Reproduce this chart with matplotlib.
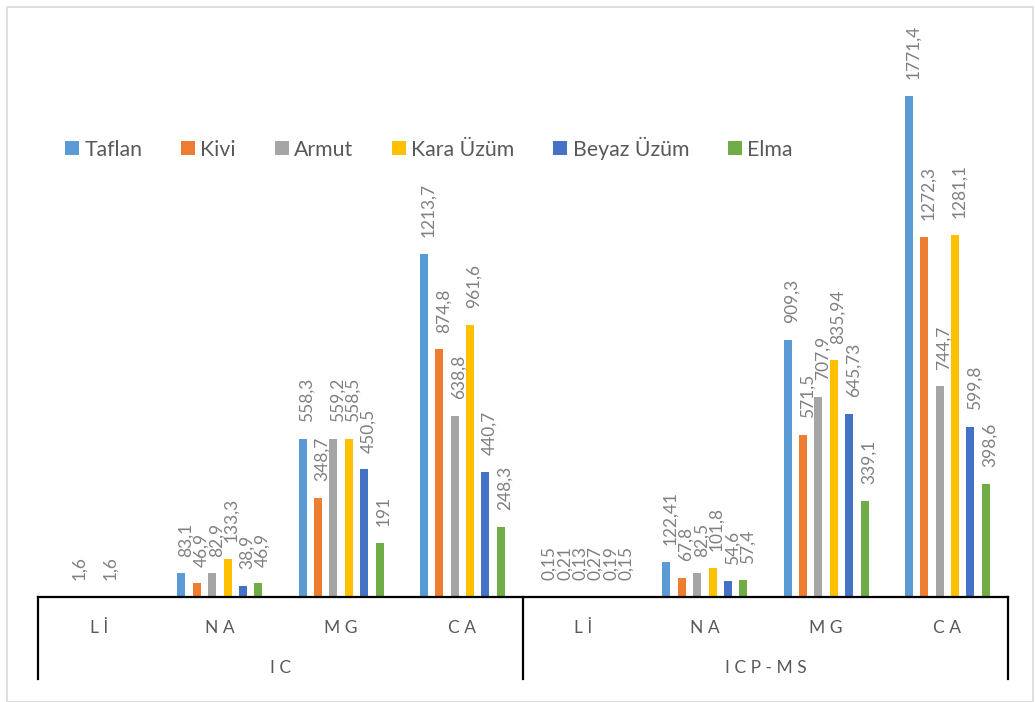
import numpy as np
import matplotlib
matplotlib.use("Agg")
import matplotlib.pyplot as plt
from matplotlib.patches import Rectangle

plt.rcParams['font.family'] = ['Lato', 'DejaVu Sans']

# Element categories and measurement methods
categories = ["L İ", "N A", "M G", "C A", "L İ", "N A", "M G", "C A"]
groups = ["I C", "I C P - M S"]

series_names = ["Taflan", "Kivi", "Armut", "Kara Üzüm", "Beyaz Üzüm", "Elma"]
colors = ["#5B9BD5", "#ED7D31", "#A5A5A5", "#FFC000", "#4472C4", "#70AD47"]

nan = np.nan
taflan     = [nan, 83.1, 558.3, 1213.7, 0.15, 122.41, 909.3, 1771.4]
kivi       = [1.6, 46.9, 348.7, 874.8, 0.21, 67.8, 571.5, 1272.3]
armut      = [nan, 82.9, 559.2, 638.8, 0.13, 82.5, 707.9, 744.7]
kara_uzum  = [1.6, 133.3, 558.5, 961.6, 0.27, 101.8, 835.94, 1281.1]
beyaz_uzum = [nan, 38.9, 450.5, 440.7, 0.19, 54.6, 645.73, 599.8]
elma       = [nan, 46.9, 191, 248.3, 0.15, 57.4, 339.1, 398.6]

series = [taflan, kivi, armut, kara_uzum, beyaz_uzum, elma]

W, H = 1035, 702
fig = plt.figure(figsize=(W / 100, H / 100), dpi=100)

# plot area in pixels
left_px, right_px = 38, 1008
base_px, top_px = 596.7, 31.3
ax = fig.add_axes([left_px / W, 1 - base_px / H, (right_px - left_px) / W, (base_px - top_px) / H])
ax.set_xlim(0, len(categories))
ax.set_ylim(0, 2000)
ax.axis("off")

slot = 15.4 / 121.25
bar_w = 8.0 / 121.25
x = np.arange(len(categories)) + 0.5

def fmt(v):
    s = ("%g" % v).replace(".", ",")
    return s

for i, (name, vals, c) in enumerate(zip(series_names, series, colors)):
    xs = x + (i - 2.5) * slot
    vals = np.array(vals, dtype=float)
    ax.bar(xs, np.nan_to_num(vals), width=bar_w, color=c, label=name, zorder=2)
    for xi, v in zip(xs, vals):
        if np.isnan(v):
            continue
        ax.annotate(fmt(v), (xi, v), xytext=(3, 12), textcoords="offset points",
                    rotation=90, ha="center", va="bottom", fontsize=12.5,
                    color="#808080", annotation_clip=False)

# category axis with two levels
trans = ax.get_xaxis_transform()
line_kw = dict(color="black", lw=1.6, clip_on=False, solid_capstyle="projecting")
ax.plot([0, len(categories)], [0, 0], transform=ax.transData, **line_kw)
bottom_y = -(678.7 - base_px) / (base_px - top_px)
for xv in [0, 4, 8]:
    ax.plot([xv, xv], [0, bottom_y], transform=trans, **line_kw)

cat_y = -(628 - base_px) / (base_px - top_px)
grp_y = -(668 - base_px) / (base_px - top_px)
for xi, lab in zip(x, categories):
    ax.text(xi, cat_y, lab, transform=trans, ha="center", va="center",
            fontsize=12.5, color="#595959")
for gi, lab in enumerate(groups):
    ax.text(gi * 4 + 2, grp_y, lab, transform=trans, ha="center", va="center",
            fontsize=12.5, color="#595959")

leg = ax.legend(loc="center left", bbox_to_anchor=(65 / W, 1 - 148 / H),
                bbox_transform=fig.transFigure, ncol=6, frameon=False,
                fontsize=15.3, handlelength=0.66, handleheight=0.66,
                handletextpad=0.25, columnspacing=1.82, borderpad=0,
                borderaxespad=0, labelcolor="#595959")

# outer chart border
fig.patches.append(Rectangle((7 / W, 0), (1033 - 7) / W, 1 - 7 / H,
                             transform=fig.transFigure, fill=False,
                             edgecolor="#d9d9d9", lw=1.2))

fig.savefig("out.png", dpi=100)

□ □ □

■ **YOUR OBJECTIVE**
Copy nothing but the lines from the top of the material through the line holding "fig = plt.figure(figsize=(W", exactly as written; omit pictures.

■ **FINISHED ANSWER**
Reproduce this chart with matplotlib.
import numpy as np
import matplotlib
matplotlib.use("Agg")
import matplotlib.pyplot as plt
from matplotlib.patches import Rectangle

plt.rcParams['font.family'] = ['Lato', 'DejaVu Sans']

# Element categories and measurement methods
categories = ["L İ", "N A", "M G", "C A", "L İ", "N A", "M G", "C A"]
groups = ["I C", "I C P - M S"]

series_names = ["Taflan", "Kivi", "Armut", "Kara Üzüm", "Beyaz Üzüm", "Elma"]
colors = ["#5B9BD5", "#ED7D31", "#A5A5A5", "#FFC000", "#4472C4", "#70AD47"]

nan = np.nan
taflan     = [nan, 83.1, 558.3, 1213.7, 0.15, 122.41, 909.3, 1771.4]
kivi       = [1.6, 46.9, 348.7, 874.8, 0.21, 67.8, 571.5, 1272.3]
armut      = [nan, 82.9, 559.2, 638.8, 0.13, 82.5, 707.9, 744.7]
kara_uzum  = [1.6, 133.3, 558.5, 961.6, 0.27, 101.8, 835.94, 1281.1]
beyaz_uzum = [nan, 38.9, 450.5, 440.7, 0.19, 54.6, 645.73, 599.8]
elma       = [nan, 46.9, 191, 248.3, 0.15, 57.4, 339.1, 398.6]

series = [taflan, kivi, armut, kara_uzum, beyaz_uzum, elma]

W, H = 1035, 702
fig = plt.figure(figsize=(W / 100, H / 100), dpi=100)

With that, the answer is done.